=== DATA LINES ===

....................

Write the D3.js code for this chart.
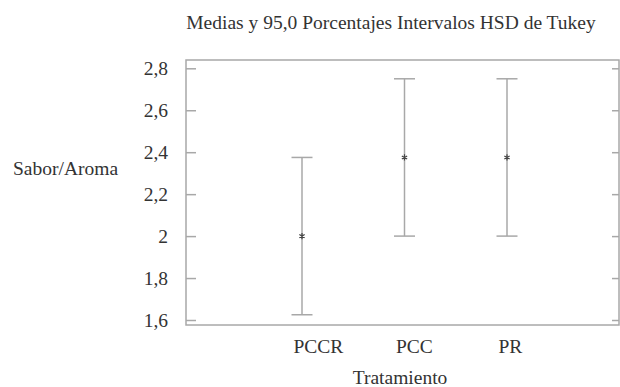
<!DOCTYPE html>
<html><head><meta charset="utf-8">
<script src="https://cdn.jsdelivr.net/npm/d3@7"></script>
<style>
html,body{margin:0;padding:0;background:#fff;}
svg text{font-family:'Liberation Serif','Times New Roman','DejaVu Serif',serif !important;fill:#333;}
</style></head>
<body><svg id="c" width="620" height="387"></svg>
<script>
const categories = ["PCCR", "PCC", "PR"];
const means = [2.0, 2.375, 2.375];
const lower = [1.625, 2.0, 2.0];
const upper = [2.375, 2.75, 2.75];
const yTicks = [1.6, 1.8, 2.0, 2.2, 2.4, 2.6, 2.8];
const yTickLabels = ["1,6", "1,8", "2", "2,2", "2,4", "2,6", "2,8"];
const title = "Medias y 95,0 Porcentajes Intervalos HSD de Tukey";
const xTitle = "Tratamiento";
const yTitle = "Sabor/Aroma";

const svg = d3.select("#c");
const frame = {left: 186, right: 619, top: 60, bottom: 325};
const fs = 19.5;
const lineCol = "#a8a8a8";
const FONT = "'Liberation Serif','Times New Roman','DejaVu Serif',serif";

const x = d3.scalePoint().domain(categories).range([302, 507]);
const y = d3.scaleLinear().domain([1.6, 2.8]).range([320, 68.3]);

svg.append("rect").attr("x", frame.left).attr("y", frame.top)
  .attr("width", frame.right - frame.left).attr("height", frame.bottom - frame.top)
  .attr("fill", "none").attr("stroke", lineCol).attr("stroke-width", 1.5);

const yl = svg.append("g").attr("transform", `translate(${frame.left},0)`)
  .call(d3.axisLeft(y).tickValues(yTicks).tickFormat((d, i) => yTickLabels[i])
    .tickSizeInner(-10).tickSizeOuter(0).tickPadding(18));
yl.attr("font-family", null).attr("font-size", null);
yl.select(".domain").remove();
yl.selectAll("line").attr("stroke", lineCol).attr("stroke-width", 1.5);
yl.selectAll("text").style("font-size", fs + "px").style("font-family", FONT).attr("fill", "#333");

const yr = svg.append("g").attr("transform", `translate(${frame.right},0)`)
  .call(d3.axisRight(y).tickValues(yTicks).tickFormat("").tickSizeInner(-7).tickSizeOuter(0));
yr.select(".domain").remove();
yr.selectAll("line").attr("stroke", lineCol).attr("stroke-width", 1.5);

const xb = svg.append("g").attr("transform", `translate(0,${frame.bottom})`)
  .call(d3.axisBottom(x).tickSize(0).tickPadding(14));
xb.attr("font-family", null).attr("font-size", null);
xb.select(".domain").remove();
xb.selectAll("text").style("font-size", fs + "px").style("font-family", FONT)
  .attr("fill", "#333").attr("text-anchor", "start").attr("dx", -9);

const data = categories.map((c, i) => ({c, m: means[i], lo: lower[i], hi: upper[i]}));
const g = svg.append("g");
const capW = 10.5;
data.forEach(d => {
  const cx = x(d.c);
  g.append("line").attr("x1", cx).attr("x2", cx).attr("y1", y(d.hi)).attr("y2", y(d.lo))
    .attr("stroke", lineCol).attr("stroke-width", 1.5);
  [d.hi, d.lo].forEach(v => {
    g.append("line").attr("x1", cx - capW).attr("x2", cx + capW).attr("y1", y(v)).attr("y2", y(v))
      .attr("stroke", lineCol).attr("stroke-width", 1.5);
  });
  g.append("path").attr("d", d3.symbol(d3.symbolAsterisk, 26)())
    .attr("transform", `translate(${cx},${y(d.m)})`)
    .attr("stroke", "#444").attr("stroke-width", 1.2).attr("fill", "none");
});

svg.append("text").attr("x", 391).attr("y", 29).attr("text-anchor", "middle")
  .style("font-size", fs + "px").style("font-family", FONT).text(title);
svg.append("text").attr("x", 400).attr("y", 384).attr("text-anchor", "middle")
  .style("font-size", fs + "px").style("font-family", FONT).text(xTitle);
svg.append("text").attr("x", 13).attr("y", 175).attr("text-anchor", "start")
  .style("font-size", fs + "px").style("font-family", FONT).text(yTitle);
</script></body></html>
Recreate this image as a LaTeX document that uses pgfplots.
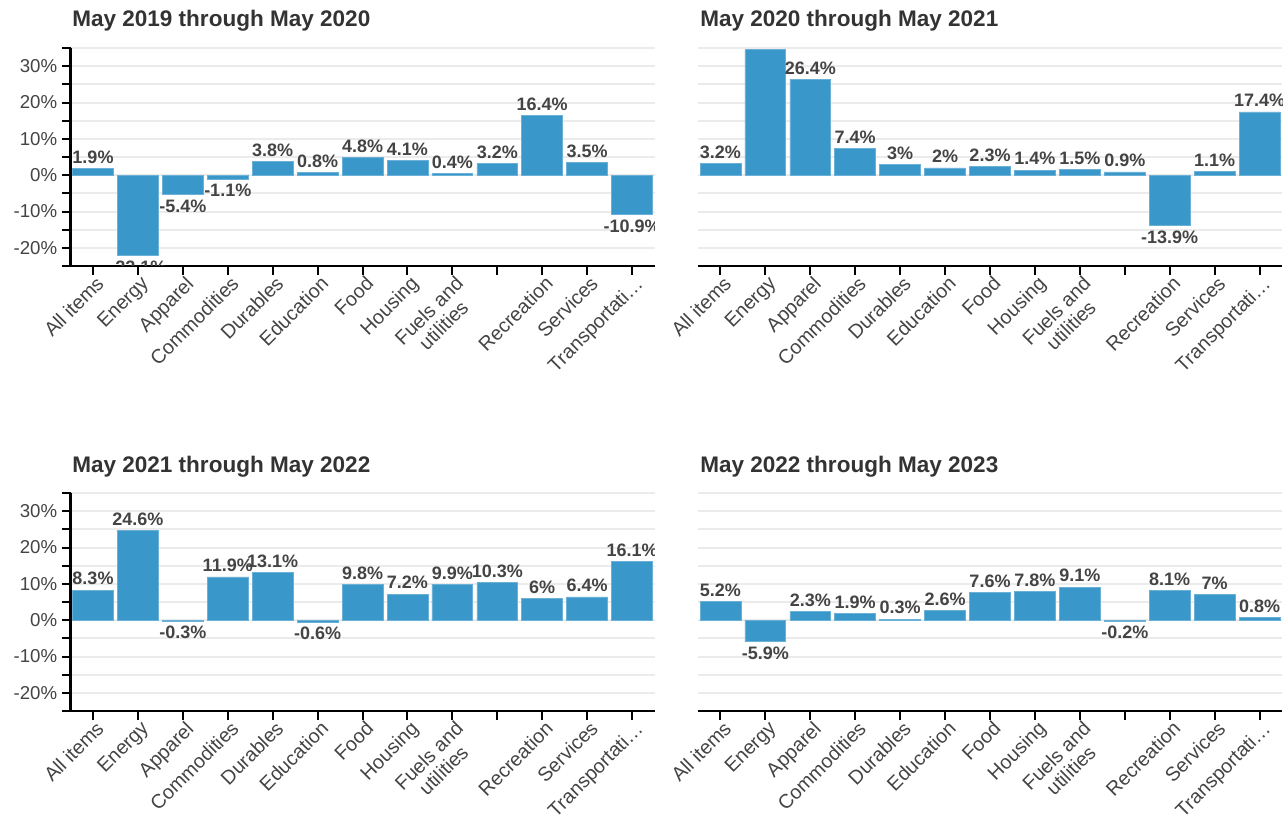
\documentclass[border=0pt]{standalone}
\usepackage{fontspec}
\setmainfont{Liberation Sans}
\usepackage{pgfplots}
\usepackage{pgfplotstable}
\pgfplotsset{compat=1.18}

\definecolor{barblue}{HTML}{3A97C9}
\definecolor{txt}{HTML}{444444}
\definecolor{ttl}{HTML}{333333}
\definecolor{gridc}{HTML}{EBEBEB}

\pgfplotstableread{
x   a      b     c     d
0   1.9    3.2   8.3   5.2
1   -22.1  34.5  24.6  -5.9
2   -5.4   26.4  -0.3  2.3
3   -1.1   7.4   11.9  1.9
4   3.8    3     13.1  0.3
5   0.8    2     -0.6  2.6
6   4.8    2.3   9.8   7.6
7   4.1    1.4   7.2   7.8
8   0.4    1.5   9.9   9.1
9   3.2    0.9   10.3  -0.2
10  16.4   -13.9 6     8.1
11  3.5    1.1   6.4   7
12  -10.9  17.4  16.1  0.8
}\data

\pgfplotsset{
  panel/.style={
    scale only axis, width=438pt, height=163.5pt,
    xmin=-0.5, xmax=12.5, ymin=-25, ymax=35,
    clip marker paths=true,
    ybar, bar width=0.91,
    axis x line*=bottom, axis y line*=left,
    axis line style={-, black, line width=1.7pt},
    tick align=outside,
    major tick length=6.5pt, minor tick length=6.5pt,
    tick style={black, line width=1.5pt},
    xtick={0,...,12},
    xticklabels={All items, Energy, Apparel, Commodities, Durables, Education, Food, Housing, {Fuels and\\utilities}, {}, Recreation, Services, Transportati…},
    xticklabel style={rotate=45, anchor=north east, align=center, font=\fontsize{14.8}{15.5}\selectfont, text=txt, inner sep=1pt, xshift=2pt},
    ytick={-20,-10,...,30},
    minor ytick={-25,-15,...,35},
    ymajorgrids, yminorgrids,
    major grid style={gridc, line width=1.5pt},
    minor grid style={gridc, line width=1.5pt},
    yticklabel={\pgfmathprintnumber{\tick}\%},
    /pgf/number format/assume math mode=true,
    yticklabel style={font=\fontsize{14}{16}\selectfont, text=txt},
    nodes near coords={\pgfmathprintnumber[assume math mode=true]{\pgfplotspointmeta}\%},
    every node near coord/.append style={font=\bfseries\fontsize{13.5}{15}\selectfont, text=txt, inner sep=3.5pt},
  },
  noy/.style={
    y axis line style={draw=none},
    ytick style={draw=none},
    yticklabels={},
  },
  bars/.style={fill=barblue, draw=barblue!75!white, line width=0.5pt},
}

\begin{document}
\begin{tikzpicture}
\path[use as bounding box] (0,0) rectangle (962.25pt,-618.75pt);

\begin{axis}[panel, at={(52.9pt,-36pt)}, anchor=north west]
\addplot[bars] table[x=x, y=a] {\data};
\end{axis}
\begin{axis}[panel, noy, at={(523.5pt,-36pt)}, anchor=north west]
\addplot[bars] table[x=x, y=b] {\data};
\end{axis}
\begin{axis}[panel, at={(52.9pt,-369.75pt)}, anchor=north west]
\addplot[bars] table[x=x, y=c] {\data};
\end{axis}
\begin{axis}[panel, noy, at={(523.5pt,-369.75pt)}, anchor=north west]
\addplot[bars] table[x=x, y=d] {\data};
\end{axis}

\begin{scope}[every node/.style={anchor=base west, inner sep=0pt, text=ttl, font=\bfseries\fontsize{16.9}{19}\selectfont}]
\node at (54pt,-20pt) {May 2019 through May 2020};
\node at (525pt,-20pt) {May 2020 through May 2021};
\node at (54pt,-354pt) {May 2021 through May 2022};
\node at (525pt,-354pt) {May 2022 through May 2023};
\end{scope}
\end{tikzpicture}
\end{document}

....................

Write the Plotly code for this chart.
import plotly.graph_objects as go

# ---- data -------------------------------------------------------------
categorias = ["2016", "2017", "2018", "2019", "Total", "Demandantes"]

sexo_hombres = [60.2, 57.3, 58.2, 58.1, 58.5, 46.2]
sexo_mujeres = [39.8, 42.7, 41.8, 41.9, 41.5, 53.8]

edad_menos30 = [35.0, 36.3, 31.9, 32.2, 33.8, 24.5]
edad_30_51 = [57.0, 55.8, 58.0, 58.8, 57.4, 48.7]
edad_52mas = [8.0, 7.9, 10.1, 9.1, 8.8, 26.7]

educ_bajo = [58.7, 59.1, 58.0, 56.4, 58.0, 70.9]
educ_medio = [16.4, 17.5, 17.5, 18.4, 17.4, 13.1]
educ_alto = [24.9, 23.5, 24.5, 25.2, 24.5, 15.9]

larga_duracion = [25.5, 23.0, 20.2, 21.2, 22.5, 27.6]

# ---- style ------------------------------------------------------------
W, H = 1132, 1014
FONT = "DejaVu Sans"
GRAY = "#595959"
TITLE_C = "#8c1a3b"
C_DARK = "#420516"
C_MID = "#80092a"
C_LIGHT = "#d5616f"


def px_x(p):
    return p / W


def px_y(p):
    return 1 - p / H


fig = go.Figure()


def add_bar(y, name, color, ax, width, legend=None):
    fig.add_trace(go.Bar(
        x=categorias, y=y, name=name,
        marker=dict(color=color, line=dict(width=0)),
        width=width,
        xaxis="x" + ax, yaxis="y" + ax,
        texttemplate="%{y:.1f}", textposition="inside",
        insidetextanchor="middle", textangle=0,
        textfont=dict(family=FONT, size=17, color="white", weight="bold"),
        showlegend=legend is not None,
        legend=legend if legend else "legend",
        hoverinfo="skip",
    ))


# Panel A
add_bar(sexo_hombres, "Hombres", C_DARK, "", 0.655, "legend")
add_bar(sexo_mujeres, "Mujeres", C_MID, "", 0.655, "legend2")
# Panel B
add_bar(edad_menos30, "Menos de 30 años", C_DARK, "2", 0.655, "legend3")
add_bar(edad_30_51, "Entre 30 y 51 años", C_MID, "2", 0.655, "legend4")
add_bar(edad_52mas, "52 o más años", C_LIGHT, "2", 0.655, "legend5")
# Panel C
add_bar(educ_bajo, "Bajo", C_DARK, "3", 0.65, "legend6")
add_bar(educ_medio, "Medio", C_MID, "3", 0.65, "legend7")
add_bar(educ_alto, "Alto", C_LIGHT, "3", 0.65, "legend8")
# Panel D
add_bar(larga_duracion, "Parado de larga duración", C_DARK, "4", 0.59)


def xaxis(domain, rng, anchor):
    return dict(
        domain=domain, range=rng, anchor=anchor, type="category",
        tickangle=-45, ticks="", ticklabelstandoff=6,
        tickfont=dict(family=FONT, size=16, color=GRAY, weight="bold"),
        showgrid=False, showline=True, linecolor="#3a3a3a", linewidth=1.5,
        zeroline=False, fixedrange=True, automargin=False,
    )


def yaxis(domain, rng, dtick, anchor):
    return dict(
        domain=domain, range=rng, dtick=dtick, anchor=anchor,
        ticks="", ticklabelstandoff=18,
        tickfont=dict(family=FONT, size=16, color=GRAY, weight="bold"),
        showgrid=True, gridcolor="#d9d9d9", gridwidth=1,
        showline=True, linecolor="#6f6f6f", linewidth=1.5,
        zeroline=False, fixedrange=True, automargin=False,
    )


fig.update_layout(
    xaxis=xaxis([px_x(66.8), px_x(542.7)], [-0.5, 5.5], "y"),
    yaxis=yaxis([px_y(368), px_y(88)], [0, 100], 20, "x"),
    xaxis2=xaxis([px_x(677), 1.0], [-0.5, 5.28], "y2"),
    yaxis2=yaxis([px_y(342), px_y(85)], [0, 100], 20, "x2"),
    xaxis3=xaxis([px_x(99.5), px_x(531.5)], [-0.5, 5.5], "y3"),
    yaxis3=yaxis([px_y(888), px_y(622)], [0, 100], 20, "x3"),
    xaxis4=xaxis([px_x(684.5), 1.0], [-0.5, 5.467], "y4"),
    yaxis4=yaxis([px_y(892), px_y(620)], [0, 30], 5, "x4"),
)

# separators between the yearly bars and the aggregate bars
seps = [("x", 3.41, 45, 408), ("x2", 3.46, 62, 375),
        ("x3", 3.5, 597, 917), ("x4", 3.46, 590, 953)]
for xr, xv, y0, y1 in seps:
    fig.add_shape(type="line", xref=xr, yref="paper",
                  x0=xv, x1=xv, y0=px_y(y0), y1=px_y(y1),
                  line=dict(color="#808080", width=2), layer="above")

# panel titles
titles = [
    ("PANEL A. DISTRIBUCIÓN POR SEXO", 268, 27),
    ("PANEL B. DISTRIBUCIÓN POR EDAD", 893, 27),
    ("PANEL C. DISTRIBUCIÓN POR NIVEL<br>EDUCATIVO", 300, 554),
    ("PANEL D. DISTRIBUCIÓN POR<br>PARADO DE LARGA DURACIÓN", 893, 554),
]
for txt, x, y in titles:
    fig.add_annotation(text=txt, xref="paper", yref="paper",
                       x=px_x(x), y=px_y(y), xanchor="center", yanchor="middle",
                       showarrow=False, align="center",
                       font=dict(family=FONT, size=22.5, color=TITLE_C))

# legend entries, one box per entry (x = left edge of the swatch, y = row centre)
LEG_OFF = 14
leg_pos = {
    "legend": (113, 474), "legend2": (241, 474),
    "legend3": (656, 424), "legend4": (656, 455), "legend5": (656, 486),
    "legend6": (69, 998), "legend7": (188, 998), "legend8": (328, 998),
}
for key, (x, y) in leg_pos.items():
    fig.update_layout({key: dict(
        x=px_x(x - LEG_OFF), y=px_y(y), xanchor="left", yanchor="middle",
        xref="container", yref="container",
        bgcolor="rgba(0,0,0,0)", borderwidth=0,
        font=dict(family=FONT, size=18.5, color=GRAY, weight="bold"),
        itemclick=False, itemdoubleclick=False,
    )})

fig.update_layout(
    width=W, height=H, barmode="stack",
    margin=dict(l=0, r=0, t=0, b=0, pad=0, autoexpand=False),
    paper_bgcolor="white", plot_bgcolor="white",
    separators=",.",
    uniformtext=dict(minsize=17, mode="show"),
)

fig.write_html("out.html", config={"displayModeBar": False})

....................

=== WHAT YOU SHOULD DO ===
Where a line holds the string "this", copy that line.

=== TASK SOLUTION ===
Write the D3.js code for this chart.
Recreate this image as a LaTeX document that uses pgfplots.
Write the Plotly code for this chart.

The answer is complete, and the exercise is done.